The Journey… Aflame” is deeply emotional. It tracks the odyssey of black American women through time and space, telling a story that is often left out of popular culture and public school history lessons.
“When I write,” Akua says, “I often want to create the song that I feel is missing… Since women are so often underrepresented in hip hop, we are denied access to an incredible body of knowledge. I wanted to tell the story of black American women from pre-colonial Africa to the present day. This is the story of my mother, and her mother, and her mother, and so on. …I wanted to play with time, the present and past and future, because history is very present in African American culture. Sometimes it surfaces as trauma, sometimes as heroism, but it is always there.”
“The Journey… Aflame” exposes stark realities. The dehumanization and objectification of African American women throughout history is still a part of mainstream society. Akua unpacks how African American women are seen and how they see themselves, “how we are defined and constructed by ourselves, and the other,” as she explains.
Akua continues, “…there has always been a lot of politics surrounding the black female body, and I wanted to frame that discussion within [its] historical context – from us being victims of sexual terrorism during and after slavery, to us being labeled bitches and hoes, and used to sell music and other products through mass media… I wanted to explore those relationships and conjure the trauma, the pain – what that must have felt like for my grandmother and her elders, what that feels like for me today. And if we don’t evolve… what it will continue to feel like tomorrow.”

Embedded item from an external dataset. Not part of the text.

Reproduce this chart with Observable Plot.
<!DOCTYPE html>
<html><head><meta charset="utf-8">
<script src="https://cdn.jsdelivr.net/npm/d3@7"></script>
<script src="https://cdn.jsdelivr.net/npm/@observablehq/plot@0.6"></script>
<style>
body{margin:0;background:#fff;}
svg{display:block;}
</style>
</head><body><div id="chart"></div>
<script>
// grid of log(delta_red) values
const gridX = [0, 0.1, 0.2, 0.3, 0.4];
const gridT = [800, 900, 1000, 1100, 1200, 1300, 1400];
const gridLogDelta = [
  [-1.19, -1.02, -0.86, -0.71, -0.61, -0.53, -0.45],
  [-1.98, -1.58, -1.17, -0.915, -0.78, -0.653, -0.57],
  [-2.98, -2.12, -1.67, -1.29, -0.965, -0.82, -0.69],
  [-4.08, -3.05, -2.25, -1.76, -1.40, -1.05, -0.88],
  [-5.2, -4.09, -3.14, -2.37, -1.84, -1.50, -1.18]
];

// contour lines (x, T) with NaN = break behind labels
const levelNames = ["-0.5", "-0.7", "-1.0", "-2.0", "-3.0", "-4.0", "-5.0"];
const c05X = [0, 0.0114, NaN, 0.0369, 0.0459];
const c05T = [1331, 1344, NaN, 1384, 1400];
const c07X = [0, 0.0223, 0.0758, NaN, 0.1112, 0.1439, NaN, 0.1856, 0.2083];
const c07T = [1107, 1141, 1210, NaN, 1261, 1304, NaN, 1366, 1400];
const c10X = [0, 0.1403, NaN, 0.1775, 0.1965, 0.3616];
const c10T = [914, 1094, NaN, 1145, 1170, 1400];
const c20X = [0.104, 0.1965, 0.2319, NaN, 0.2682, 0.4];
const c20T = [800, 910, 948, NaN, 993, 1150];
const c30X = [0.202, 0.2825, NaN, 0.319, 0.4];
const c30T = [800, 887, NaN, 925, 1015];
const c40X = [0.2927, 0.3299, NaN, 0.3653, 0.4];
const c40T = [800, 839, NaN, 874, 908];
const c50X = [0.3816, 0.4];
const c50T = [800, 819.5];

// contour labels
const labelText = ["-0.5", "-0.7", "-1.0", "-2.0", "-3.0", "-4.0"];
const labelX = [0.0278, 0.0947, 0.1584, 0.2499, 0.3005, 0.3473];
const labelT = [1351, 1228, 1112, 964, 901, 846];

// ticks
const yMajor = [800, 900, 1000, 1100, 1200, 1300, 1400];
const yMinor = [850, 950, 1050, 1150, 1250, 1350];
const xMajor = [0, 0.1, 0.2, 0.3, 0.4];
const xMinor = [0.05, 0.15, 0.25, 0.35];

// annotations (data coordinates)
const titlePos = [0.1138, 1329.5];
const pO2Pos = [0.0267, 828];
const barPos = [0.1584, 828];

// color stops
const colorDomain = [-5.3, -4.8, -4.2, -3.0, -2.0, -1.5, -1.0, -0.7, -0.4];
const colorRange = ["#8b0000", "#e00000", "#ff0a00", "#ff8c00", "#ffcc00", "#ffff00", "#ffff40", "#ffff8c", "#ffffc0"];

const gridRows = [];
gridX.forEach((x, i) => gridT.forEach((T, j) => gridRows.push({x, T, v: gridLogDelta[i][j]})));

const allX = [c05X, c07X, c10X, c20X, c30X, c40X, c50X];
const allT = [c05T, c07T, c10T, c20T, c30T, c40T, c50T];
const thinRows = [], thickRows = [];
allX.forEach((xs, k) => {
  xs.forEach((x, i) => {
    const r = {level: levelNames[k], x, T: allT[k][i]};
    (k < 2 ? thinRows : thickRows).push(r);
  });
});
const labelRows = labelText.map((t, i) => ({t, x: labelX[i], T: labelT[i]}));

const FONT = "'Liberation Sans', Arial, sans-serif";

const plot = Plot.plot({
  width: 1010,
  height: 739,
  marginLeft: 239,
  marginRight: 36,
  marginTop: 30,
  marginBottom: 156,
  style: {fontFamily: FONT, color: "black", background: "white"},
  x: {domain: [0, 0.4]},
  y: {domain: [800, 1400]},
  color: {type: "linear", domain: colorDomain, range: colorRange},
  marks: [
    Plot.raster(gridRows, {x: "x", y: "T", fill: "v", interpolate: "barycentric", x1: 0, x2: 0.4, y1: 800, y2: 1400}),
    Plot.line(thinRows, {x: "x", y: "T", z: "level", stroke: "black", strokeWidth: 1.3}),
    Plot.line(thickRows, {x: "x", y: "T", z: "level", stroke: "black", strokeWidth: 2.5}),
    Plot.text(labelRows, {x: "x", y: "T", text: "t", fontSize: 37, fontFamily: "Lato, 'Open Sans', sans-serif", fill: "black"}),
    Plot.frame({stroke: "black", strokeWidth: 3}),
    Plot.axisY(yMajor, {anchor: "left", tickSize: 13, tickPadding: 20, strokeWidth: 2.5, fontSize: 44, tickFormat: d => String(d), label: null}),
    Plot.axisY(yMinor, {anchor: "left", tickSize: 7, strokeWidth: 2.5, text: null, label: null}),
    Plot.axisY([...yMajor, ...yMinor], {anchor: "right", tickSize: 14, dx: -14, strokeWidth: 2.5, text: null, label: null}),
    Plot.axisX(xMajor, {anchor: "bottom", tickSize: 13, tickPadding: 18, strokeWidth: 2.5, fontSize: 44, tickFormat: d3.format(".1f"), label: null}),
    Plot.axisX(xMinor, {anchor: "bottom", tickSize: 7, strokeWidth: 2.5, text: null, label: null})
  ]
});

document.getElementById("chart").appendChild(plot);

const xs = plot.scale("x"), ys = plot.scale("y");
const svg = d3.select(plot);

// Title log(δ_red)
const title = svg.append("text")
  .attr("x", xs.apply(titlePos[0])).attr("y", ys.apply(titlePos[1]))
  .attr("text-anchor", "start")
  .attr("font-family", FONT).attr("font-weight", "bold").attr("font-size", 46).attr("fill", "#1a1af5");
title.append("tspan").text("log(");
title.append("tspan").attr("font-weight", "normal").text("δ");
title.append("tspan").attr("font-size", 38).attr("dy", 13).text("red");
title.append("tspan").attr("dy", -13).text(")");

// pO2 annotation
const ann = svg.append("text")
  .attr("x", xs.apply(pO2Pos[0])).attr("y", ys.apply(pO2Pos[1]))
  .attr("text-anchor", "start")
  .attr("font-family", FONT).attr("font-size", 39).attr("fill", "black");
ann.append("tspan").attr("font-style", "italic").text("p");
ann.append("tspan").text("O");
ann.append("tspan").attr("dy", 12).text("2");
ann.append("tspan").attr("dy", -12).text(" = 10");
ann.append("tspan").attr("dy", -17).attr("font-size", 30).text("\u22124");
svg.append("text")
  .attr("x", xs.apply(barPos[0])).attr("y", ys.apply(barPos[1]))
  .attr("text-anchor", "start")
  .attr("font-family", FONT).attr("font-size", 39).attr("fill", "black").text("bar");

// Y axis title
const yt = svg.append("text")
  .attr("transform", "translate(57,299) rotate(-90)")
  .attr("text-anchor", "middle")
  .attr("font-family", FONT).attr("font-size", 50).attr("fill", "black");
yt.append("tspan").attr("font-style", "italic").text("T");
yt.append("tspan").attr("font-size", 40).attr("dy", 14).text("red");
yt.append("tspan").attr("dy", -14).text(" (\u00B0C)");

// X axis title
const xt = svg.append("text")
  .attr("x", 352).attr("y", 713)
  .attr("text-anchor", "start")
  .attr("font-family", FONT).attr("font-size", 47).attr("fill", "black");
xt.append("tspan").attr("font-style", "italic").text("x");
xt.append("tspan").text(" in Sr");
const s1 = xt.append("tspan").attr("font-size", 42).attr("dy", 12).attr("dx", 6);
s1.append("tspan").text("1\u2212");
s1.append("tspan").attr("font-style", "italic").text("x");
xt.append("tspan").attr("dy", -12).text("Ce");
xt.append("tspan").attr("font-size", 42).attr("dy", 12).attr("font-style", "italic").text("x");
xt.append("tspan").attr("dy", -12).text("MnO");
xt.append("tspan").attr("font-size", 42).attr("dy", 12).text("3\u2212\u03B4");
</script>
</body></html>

Music and performance have long explored and reflected upon these stories in African American culture, and have also served as a significant means of expression throughout history. Music is a means of survival, salvation, hope, and safety, and something that is forever constant. “For us,” Akua says, “music has always held a mirror to the struggle. The music has told us the minds and the hearts of the people, even when we are deemed invisible. Even when we are not seen as people. The music was always there.”
Akua writes and creates in the same tradition. “It has always been a way of survival. For me, as a poet, a writer, and emcee, music has been cathartic. It has been my way to teach, to express, to heal; to record my experiences as I navigate my historical, political, and cultural inheritances.”
“The Journey… Aflame” is the epitome of this experience in Akua’s career and life as an artist. It carries the weight of her historical understanding of herself as a woman. As a black American woman. In its very existence, the song bears a usefulness that marries to its message. “It is important that we not let others write our story for us,” Akua explains. “…so often that has been the case for black people, for women. It is important that we chronicle our experiences along the journey and that we stand to tell our stories. It is important that those stories are told, because they are invaluable. There is a lot of danger in having a single story.”
While “The Journey… Aflame” poses several difficult questions – “What does it mean to be a black women in a white supremacist context? What does it mean for us today? What has that meant over time, as we negotiate our identities as black women? What does that mean for our skin? Our hair? Our beautiful African features? What kind of trauma, pain, and struggle we have been been forced to endure,” says Akua, “It is a celebration… because we are still here, still intelligent, still beautiful, still critical of the spaces in which we navigate.”
Akua Naru’s Live & Aflame hit stores back in May. It is available on iTunes, Amazon, and Bandcamp. Akua has also been featured in an impressive collaboration with Questlove, Angelique Kidjo, and the tUnE-yArDs. The musicians recorded a cover of Fela Kuti’s classic “Lady” for the up-and-coming Redhot + Fela album to be released some time toward the end of 2012. The single is available on iTunes and all proceeds go to charity. “The goal,” says Akua, “is to eliminate mother to child transmission of HIV by 2015. I am really proud to have lent my voice to such an important project, and along with such legendary artists.”